The Beauty of Not Knowing
PHOTOSNACK #855
Here is my Sunday thought.
One of the things I love most about photographs is that they never tell us everything.
We see a man passing through the frame. We see the dark shape of his body, slightly blurred, moving quickly across a hard urban background. Behind him, there are windows, stains, walls, fragments of buildings, a strange mixture of order and decay. But we do not really know anything.
We do not know where he is going.
We do not know what he is thinking.
We do not know whether this was a good day, a difficult day, or just another ordinary day.
And maybe that is exactly why the photograph holds our attention.
So much of life is incomplete when we see it. We catch fragments. A face in profile. A gesture. A shadow. A person walking past us on the street. For a second, another human being enters our field of vision, and then disappears again. We will never know their story. We are left only with the shape of their presence.
Photography understands this very well.
It does not need to explain. It does not need to give us the full biography, the full context, the full answer. Sometimes a photograph becomes stronger precisely because it refuses to close the circle. It leaves space for us. It allows us to wonder.
And I think this is also one of the quiet differences between looking and consuming. When we consume images, we want them to be immediately clear. We want the point. The message. The reason.

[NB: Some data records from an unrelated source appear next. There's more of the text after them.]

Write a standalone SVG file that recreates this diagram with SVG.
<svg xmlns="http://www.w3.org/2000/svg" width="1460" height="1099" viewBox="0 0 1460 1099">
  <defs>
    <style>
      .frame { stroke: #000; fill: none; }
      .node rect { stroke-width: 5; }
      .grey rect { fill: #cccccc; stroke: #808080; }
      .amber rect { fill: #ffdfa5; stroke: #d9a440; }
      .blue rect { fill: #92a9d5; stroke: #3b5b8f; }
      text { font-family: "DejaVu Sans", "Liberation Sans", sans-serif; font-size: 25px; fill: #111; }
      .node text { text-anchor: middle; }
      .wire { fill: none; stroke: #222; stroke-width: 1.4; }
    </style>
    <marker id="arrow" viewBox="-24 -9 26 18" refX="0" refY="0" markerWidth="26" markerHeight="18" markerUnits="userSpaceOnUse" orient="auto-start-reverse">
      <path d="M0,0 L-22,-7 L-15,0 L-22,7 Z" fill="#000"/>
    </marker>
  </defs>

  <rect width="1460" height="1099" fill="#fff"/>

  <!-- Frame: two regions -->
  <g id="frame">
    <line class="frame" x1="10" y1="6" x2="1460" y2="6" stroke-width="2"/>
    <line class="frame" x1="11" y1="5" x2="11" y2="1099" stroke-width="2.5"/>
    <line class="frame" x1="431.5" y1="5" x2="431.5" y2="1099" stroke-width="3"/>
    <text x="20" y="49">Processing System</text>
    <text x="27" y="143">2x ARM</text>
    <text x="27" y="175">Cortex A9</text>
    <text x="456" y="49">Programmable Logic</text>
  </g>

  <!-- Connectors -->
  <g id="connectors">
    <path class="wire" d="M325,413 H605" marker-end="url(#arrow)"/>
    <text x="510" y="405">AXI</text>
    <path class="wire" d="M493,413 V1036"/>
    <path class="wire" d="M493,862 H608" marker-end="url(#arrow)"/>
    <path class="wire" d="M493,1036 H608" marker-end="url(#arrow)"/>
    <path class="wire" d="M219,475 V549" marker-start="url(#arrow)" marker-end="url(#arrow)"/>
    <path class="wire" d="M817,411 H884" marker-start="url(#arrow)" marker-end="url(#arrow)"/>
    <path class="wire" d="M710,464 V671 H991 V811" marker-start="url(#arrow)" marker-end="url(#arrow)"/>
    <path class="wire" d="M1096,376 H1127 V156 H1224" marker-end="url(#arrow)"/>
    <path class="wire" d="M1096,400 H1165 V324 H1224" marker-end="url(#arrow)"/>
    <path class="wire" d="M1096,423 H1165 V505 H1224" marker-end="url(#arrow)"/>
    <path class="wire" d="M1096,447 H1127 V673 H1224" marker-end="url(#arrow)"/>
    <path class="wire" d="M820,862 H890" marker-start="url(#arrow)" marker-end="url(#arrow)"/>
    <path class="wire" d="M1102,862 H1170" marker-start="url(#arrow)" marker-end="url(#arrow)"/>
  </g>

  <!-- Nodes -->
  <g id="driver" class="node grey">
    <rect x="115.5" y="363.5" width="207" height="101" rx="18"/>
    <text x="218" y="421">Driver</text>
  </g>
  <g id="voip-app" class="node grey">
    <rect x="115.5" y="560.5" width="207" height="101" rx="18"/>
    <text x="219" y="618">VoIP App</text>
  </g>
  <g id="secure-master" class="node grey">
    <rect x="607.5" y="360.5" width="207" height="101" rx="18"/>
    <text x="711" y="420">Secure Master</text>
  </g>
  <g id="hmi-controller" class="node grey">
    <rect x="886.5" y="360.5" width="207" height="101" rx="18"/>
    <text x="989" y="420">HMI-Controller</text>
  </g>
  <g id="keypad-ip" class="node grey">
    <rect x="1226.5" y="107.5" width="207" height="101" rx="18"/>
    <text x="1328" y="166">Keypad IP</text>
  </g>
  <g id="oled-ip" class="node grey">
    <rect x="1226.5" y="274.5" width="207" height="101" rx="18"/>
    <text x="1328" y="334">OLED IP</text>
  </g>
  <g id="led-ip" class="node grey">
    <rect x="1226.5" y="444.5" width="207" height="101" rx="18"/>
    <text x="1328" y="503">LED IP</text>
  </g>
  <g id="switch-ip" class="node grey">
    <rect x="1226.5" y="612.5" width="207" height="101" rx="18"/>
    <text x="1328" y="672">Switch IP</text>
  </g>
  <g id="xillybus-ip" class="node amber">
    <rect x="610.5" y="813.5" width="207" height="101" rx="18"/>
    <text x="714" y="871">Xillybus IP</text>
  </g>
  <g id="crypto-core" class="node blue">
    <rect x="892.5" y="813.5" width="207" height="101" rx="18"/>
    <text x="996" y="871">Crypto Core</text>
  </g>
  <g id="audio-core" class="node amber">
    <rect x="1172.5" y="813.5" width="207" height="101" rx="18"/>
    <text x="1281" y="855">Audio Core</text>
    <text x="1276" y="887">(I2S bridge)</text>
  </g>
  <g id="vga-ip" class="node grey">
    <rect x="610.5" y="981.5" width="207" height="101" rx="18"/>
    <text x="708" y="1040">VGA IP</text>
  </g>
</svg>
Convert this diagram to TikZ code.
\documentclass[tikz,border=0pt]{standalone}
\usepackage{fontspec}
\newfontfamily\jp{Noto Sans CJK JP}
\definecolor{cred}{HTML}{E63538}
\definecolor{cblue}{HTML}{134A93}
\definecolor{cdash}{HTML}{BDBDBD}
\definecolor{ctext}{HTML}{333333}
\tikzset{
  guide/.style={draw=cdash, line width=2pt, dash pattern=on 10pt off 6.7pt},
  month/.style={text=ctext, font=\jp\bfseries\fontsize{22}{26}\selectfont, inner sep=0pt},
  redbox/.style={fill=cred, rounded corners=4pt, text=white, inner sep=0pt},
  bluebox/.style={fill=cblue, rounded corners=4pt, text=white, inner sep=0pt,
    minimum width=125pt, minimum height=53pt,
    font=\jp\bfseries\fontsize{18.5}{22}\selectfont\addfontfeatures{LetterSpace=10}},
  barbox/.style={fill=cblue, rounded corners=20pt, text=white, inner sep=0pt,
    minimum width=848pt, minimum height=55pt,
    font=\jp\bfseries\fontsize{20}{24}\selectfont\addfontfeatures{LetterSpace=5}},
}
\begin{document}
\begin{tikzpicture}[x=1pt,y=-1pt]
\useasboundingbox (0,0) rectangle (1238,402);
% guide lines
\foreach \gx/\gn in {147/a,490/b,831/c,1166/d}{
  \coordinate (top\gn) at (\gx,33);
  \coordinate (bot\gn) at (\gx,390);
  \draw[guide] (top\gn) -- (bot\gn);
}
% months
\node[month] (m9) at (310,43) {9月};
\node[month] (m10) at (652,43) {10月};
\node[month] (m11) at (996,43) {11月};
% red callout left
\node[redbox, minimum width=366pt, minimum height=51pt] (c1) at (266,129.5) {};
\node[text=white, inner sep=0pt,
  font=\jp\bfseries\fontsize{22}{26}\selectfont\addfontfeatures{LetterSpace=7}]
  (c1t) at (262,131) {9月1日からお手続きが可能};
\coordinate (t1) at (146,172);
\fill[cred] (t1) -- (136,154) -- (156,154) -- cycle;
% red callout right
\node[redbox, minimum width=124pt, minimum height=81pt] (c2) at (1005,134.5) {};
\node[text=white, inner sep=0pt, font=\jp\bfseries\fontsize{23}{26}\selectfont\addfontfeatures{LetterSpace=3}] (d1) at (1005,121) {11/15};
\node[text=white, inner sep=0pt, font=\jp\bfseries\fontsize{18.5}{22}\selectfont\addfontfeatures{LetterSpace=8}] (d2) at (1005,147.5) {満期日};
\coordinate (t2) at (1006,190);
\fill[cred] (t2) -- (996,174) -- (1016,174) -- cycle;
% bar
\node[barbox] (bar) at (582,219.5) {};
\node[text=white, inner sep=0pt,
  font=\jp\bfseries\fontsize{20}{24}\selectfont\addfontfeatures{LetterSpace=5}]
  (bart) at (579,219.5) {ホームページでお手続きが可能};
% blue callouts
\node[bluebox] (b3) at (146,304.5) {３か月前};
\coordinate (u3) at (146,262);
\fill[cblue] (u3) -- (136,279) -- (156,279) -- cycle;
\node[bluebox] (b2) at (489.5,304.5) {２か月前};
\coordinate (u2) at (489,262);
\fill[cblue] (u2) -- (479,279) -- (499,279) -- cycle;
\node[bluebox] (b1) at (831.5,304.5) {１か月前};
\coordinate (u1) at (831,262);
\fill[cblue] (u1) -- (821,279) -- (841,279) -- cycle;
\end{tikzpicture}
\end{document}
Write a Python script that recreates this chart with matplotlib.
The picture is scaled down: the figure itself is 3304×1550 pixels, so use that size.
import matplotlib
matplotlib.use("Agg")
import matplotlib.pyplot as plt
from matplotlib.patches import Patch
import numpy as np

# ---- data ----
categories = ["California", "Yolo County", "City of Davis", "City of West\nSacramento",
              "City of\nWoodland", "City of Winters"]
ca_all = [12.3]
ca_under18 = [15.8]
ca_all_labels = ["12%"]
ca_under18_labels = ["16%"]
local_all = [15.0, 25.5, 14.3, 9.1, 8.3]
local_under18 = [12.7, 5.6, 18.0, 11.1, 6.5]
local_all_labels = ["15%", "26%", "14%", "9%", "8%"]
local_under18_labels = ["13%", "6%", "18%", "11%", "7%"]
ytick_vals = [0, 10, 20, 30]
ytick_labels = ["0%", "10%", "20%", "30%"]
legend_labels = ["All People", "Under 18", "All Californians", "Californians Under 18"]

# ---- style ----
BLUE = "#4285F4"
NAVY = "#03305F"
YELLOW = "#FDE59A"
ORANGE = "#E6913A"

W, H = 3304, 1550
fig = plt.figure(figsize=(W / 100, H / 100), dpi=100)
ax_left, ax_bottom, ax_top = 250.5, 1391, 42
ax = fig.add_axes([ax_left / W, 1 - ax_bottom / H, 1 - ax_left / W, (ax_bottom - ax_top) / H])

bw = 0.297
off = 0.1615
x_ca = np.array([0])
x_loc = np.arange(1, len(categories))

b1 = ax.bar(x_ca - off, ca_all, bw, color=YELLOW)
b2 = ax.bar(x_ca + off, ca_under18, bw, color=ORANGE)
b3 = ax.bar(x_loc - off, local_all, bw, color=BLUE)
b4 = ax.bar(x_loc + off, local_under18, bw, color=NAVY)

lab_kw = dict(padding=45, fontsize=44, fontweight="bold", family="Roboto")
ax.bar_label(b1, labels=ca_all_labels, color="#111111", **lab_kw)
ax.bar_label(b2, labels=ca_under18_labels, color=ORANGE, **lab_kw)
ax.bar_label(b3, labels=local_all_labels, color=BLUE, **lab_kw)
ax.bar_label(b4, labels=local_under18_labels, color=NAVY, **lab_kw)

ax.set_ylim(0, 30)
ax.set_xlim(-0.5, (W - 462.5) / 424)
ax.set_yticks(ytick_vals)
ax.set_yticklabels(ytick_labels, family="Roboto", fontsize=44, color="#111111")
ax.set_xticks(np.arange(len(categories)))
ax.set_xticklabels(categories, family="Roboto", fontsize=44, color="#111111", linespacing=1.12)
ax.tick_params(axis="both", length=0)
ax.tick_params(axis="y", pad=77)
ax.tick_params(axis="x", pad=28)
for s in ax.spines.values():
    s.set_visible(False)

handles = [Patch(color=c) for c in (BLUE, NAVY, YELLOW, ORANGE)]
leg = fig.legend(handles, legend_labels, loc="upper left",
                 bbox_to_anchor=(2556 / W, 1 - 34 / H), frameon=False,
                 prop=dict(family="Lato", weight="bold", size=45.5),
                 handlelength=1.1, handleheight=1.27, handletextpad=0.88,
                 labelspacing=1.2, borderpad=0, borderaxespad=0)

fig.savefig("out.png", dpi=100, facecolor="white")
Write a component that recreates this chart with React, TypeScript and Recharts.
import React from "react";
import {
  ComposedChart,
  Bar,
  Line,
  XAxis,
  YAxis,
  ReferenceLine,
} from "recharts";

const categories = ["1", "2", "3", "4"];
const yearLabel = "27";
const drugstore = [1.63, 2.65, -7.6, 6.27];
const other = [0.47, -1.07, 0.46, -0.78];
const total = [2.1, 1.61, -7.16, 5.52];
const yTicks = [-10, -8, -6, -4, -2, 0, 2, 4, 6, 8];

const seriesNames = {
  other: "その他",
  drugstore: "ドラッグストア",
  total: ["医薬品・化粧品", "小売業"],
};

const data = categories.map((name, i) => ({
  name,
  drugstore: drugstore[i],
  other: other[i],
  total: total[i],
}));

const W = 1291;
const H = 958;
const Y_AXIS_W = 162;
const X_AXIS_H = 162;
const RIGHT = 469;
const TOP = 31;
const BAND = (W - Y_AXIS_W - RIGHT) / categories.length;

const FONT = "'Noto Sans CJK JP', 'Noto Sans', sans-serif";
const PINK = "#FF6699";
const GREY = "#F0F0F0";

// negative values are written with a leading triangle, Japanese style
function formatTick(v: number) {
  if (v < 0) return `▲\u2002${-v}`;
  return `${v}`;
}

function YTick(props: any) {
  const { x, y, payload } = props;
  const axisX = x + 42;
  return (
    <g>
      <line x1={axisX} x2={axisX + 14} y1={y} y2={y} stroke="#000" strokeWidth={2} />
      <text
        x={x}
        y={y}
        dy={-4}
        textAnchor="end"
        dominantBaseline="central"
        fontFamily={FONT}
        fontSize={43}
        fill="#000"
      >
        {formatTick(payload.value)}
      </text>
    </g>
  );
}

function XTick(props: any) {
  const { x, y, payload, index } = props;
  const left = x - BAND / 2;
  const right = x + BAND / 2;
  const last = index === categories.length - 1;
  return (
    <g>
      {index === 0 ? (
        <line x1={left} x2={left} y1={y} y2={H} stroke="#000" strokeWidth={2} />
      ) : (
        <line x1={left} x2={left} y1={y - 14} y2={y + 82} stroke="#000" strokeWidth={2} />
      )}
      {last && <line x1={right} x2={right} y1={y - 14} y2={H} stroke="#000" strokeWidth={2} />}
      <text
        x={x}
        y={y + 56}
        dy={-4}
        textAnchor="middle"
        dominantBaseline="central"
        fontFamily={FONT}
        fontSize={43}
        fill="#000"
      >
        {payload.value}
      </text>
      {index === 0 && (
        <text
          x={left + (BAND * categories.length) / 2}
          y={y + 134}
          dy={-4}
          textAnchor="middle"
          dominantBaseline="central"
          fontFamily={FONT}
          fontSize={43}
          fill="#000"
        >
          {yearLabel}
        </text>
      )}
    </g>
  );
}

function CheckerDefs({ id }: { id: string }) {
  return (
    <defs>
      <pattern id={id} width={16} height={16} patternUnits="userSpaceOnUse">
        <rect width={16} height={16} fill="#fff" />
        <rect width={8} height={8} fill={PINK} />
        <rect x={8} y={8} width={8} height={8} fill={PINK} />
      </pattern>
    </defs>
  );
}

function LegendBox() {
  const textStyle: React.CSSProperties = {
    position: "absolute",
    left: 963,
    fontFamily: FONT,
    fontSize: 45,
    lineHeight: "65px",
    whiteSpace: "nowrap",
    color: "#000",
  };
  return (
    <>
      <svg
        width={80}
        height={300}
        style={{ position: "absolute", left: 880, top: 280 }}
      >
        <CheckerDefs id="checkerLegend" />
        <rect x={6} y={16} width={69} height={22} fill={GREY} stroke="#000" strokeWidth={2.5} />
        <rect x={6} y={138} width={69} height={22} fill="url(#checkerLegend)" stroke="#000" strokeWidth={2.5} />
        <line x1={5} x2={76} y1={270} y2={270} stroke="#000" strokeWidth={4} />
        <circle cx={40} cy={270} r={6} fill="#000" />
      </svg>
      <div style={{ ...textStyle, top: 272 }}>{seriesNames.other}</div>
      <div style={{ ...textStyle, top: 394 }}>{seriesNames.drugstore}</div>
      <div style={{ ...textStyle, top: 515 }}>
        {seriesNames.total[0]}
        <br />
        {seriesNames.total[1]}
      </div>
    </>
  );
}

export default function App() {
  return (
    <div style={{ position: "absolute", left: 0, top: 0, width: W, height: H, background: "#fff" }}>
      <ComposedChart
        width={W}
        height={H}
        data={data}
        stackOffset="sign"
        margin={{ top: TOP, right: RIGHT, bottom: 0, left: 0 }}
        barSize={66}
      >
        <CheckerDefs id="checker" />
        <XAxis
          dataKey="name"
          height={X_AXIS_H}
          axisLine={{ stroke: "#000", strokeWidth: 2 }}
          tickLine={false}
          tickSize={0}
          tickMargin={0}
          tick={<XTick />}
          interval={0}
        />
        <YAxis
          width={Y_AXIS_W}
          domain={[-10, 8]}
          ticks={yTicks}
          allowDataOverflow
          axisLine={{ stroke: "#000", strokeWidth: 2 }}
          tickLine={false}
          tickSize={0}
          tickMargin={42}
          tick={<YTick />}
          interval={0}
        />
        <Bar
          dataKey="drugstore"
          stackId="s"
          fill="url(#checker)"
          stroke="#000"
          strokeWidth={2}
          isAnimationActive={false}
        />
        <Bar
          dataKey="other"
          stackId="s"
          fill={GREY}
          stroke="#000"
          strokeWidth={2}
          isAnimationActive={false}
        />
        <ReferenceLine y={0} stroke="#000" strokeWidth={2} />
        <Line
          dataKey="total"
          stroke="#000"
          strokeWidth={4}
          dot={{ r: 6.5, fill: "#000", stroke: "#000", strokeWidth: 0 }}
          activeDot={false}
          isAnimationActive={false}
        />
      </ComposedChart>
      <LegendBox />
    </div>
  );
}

But when we really look at a photograph, we accept that some things will remain unresolved.
This man passed through my frame.
For a fraction of a second, he belonged to the picture.
Then he was gone.
But in the photograph, he is still there — moving, anonymous, unfinished.
And maybe that is enough.
Until next time,
Tomasz



I've long preferred to think that photos rarely tell a story, but point at a story to be told.
You are right from the artist's point of view, but the photo is a document at once, and the photographer should take that into account. Ansel Adams said, "Not everybody trusts paintings but people believe photographs." That is true, so sometimes photos, with or without meaning, are used for manipulation. A shining example is Afghan Girl by Steve McCurry - the story that was not told.
The NPPA Code of Ethics reads:
"Be complete and provide context when photographing or recording subjects. Avoid stereotyping individuals and groups. Recognize and work to avoid presenting one's own biases in the work."
So, to complete the story, we should include at least a brief comment on the works we have shown. There is nothing unfinished in your photo of the pedestrian - you told us your story, and this moment is finished for us. Someone might say, "So hard a life for Asians in Switzerland; he is tired and sad..." But we will not believe that because we already have your comment - we, with you, do not know who he is, where he is going, or what he is thinking.
By the way, it is nice work, as usual!